How to use historical data to predict the occurrence of rare phenomena


In the article “the whole process of using historical data to make business prediction” (hereinafter referred to as the previous article), we introduced how to use historical data to make business prediction. Different business needs will have their own particularity. For example, in many business scenarios, there is a phenomenon of data imbalance, such as bank loan default, only a small number of people default; insurance fraud, fraudsters are also individual phenomena; there are also the proportion of defective products in product quality, and the phenomenon of unplanned parking in industrial production… The occurrence rate of these rare phenomena is very low, but once it occurs, it will cause great losses, so we should try our best to predict and avoid them. This article will introduce how to predict these rare phenomena.

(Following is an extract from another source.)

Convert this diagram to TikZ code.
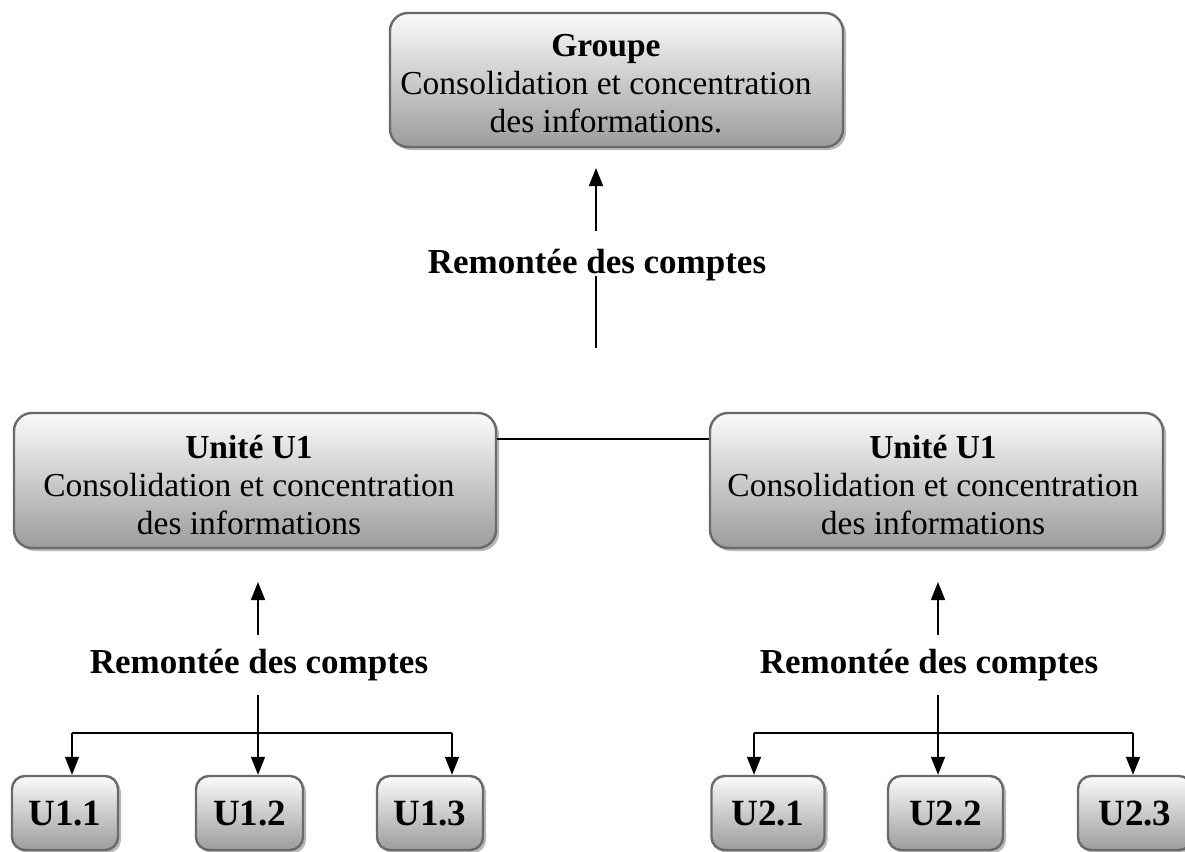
\documentclass[tikz,border=0pt]{standalone}
\usepackage{fontspec}
\setmainfont{Liberation Serif}
\usetikzlibrary{shadows,arrows.meta}
\definecolor{boxline}{HTML}{6A6A6A}
\definecolor{boxtop}{HTML}{FBFBFB}
\definecolor{boxbot}{HTML}{9C9C9C}
\definecolor{shadowgray}{HTML}{B8B8B8}
\tikzset{
  panel/.style={draw=boxline, line width=2.4pt, rounded corners=18pt,
    top color=boxtop, bottom color=boxbot, inner sep=0pt,
    drop shadow={shadow xshift=3pt, shadow yshift=-3pt, fill=shadowgray, opacity=1}},
  bigpanel/.style={panel},
  smallpanel/.style={panel, rounded corners=13pt},
  boxtext/.style={font=\fontsize{33.5}{38}\selectfont, align=center, inner sep=0pt},
  smalltext/.style={font=\fontsize{37}{40}\selectfont\bfseries, inner sep=0pt},
  flowlabel/.style={font=\fontsize{35}{38}\selectfont\bfseries, inner sep=0pt},
  wire/.style={line width=1.6pt, draw=black},
  tip/.style={wire, -{Triangle[length=18pt, width=14pt]}}
}
\begin{document}
\begin{tikzpicture}[x=1pt, y=-1pt]
\useasboundingbox (0,0) rectangle (1185,851);

% top level box
\node[bigpanel, minimum width=453pt, minimum height=134pt] (grp) at (616.5,80) {};
\node[boxtext] (grp-t) at (606,84) {\textbf{Groupe}\\Consolidation et concentration\\des informations.};

% middle level boxes
\node[bigpanel, minimum width=482pt, minimum height=135pt] (u1) at (255,480.5) {};
\node[boxtext] (u1-t) at (249,485) {\textbf{Unité U1}\\Consolidation et concentration\\des informations};
\node[bigpanel, minimum width=453pt, minimum height=135pt] (u2) at (936.5,480.5) {};
\node[boxtext] (u2-t) at (933,485) {\textbf{Unité U1}\\Consolidation et concentration\\des informations};

% bottom level boxes
\foreach \name/\cx/\w/\txt in {a/65/106/U1.1, b/249.5/107/U1.2, c/430/106/U1.3,
                              d/768/113/U2.1, e/945.5/115/U2.2, f/1135/114/U2.3} {
  \node[smallpanel, minimum width=\w pt, minimum height=74pt] (\name) at (\cx,813) {};
  \node[smalltext] (\name-t) at (\cx,825) [anchor=base] {\txt};
}

% link between the two units
\draw[wire] (u1.east |- 0,439) -- (u2.west |- 0,439);

% accounts going up to the group
\coordinate (g-lo) at (596,231);
\coordinate (g-hi) at (596,168);
\coordinate (g-a) at (596,276);
\coordinate (g-b) at (596,348);
\node[flowlabel, anchor=base] (g-lbl) at (597,273) {Remontée des comptes};
\draw[tip] (g-lo) -- (g-hi);
\draw[wire] (g-a) -- (g-b);

% accounts going up to unit 1
\coordinate (l-lo) at (258,635);
\coordinate (l-hi) at (258,582);
\coordinate (l-a) at (258,695);
\coordinate (l-bar) at (258,733);
\coordinate (l-west) at (72,733);
\coordinate (l-east) at (452,733);
\node[flowlabel, anchor=base] (l-lbl) at (259,673) {Remontée des comptes};
\draw[tip] (l-lo) -- (l-hi);
\draw[wire] (l-a) -- (l-bar);
\draw[wire] (l-west) -- (l-east);
\draw[tip] (l-west) -- (l-west |- a.north);
\draw[tip] (l-bar) -- (l-bar |- b.north);
\draw[tip] (l-east) -- (l-east |- c.north);

% accounts going up to unit 2
\coordinate (r-lo) at (938,635);
\coordinate (r-hi) at (938,582);
\coordinate (r-a) at (938,695);
\coordinate (r-bar) at (938,733);
\coordinate (r-west) at (754,733);
\coordinate (r-east) at (1133,733);
\node[flowlabel, anchor=base] (r-lbl) at (929,673) {Remontée des comptes};
\draw[tip] (r-lo) -- (r-hi);
\draw[wire] (r-a) -- (r-bar);
\draw[wire] (r-west) -- (r-east);
\draw[tip] (r-west) -- (r-west |- d.north);
\draw[tip] (r-bar) -- (r-bar |- e.north);
\draw[tip] (r-east) -- (r-east |- f.north);
\end{tikzpicture}
\end{document}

1. Prepare historical data

The process of data preparation is as described in the previous article, but for this scenario where rare phenomena need to be predicted, data imbalance should be considered. We call the records of rare phenomena in historical data as positive samples. Data imbalance means that positive samples are too few in the total data. At this time, even if the total amount of data is large, it is difficult to build an effective model. Therefore, in the preparation of data, it is necessary to extract as many positive samples as possible. Generally speaking, the more complex the problem is, the more quantity of positive samples is needed. However, even a simple problem usually requires at least a few hundred positive samples to build a usable model. On the other hand, we can not only take positive samples. For example, in order to model and predict the default of loan users, it is necessary to ensure that the data of default customers reaches a certain number, but not all of them are the data of default customers, and the data of normal customers should also be collected.

2. Build the model

As mentioned in the previous article. For unbalanced data sets, YModel will automatically sample to balance the proportion of positive samples and negative samples (i.e. normal samples). Users do not need to operate by themselves. However, we can modify and set the required trim ratio, as shown in the figure below. For beginners, it is generally recommended to adopt the default scale.

3. Predict

After the first two steps of processing, the established model can realize the prediction. Similarly, it is sorted from high to low according to the predicted probability, and it is OK to find the customers or samples with higher probability in front to focus on the investigation. The top samples are more likely to have rare phenomena.

4. Recall index

In the scenario of unbalanced data distribution, it is meaningless to only check the prediction accuracy. What is more meaningful to us is recall rate. Recall represents how many of the positive samples are correctly predicted. For an exaggerated example, there are only 5 terrorists out of 1 million people in the airport, because terrorists are very few. If the accuracy rate is used to evaluate the model, the accuracy of 99.9995% can be achieved as long as all the people are identified as normal people. But obviously this doesn’t make sense, no terrorist would be caught. That is to say, although the accuracy of this model is very high, the recall rate is 0 / 5 = 0. On the contrary, the other model predicted that 100 people would be high-risk group, and all five terrorists were included in the 100 people. At this time, the accuracy rate was reduced to 99.9905% (95 people were wrong), but the recall rate was 5 / 5 = 1, and all the terrorists were caught. Such a model would make more sense.

In YModel, we will use the recall curve to judge the recall rate. As shown in the figure below, the abscissa represents the number of the predicted probability of rare occurrence in order from high to low, 10,20…represents the top 10%, 20%… of the samples, and the ordinate represents the recall value corresponding to each ranking stage. The recall rate corresponding to the abscissa 10 in the figure is about 0.75, indicating that 75% of the rare phenomena can be captured in the top 10% of the predicted probability. That is to say, compared with screening all the samples, we can find 75% of the rare (abnormal) cases with 10% of the workload. The closer the recall curve is to the upper left corner, the better the ability of the model to capture rare phenomena (default, fraud, defective products, abnormal equipment…).